- Exercise
Filter the entries below, keeping every line that has the word "React".

- Material shown
═══

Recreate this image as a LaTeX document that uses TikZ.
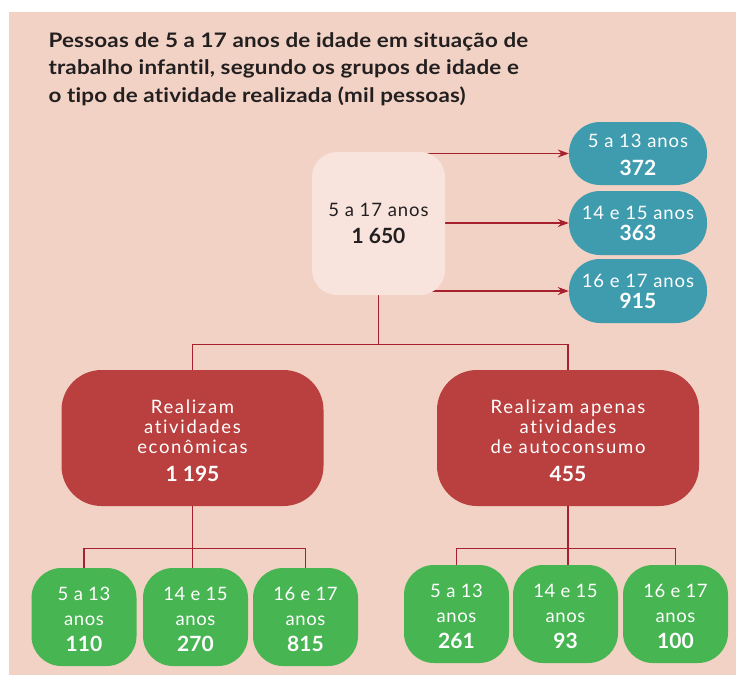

═══

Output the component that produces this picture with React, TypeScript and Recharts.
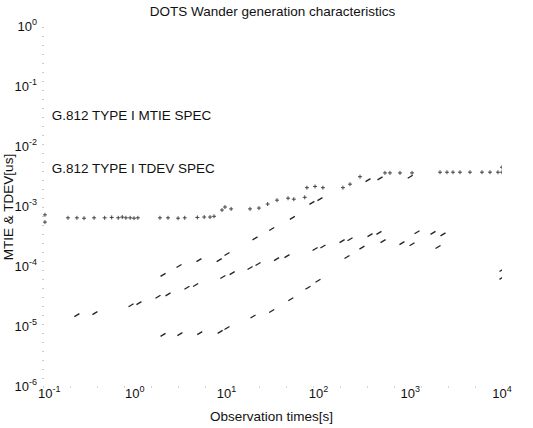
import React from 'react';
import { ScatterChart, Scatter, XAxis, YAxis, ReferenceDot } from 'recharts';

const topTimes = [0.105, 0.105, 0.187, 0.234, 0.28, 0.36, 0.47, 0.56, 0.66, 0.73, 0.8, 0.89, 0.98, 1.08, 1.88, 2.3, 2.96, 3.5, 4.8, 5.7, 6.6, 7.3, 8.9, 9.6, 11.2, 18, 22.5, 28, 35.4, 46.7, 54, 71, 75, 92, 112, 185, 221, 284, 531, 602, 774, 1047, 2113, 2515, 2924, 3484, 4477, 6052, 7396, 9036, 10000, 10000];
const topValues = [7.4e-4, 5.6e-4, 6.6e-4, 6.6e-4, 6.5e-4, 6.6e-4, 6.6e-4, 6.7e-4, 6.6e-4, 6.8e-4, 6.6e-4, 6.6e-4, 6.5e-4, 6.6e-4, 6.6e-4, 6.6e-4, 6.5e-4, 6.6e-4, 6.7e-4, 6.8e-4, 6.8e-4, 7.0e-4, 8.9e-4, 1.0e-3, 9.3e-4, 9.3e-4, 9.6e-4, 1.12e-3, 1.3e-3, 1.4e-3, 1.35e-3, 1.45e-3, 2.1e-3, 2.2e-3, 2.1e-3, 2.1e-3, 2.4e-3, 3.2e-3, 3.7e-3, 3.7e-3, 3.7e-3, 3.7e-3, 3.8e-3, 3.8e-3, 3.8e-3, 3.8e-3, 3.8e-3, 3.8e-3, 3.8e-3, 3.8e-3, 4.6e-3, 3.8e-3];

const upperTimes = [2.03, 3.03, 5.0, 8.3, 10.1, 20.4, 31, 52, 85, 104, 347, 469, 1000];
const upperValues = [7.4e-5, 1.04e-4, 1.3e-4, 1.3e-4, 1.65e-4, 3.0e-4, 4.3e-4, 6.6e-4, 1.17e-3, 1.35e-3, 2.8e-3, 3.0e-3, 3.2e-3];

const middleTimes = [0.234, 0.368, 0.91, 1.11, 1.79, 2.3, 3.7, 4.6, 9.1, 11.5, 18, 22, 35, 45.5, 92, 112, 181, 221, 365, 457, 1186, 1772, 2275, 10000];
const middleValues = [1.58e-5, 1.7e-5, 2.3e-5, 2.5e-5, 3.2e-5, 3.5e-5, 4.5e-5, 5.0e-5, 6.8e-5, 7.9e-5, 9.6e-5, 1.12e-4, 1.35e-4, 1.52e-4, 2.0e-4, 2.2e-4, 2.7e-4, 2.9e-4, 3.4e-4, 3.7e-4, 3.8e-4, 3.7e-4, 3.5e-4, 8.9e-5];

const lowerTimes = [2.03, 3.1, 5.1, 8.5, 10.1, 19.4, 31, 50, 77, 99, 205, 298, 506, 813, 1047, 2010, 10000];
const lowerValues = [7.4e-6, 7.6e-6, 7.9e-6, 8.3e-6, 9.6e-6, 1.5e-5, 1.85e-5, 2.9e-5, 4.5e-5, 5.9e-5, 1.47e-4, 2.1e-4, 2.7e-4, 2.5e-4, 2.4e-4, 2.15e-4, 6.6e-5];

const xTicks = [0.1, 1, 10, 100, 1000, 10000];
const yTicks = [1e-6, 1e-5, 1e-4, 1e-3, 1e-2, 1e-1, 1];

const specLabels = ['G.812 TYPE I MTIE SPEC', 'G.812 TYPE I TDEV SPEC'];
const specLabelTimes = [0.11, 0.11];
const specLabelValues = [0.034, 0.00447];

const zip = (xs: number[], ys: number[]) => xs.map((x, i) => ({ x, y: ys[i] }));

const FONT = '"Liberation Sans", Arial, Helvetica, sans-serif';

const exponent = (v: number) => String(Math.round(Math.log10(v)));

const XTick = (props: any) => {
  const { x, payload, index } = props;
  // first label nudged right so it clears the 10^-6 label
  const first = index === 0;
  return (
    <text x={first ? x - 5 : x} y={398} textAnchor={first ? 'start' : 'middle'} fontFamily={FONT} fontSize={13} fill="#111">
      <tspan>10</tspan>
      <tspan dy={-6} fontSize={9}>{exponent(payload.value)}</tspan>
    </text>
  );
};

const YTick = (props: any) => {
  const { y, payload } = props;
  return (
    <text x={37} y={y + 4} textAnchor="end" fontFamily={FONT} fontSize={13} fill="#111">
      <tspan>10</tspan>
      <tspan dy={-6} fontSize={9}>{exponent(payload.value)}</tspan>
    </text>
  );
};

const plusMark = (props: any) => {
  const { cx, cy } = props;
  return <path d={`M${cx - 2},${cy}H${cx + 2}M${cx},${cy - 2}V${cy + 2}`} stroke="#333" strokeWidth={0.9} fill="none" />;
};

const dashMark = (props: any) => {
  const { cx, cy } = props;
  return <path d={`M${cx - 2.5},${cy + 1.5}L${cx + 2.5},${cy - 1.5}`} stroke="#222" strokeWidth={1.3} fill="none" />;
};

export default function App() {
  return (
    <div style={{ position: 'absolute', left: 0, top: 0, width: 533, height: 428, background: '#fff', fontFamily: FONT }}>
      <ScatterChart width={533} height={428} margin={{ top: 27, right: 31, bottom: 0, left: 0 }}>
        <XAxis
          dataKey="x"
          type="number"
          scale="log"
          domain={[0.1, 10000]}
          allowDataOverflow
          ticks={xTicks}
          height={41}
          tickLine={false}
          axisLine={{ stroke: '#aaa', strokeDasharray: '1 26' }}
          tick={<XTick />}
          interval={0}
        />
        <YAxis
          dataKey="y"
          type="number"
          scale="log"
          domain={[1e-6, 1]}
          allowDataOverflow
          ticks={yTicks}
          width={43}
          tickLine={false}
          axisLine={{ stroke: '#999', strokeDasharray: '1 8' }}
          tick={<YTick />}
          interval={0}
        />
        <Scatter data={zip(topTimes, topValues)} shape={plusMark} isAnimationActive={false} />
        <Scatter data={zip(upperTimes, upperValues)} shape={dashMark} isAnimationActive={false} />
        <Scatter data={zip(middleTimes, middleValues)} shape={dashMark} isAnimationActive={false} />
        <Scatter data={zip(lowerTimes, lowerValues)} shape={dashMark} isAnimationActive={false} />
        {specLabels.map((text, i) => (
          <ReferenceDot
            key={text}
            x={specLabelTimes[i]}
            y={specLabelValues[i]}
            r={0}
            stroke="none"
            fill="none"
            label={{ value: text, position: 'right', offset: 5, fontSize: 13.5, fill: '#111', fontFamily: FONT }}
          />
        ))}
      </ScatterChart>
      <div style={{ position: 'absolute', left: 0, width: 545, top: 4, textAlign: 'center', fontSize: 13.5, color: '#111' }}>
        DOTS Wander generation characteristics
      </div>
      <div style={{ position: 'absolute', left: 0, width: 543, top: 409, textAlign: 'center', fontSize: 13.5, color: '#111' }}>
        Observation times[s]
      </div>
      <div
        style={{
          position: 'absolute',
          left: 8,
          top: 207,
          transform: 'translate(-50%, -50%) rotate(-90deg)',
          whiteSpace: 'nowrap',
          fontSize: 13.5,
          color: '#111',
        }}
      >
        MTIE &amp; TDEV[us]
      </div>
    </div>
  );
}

═══

- Correct response
Output the component that produces this picture with React, TypeScript and Recharts.
import React from 'react';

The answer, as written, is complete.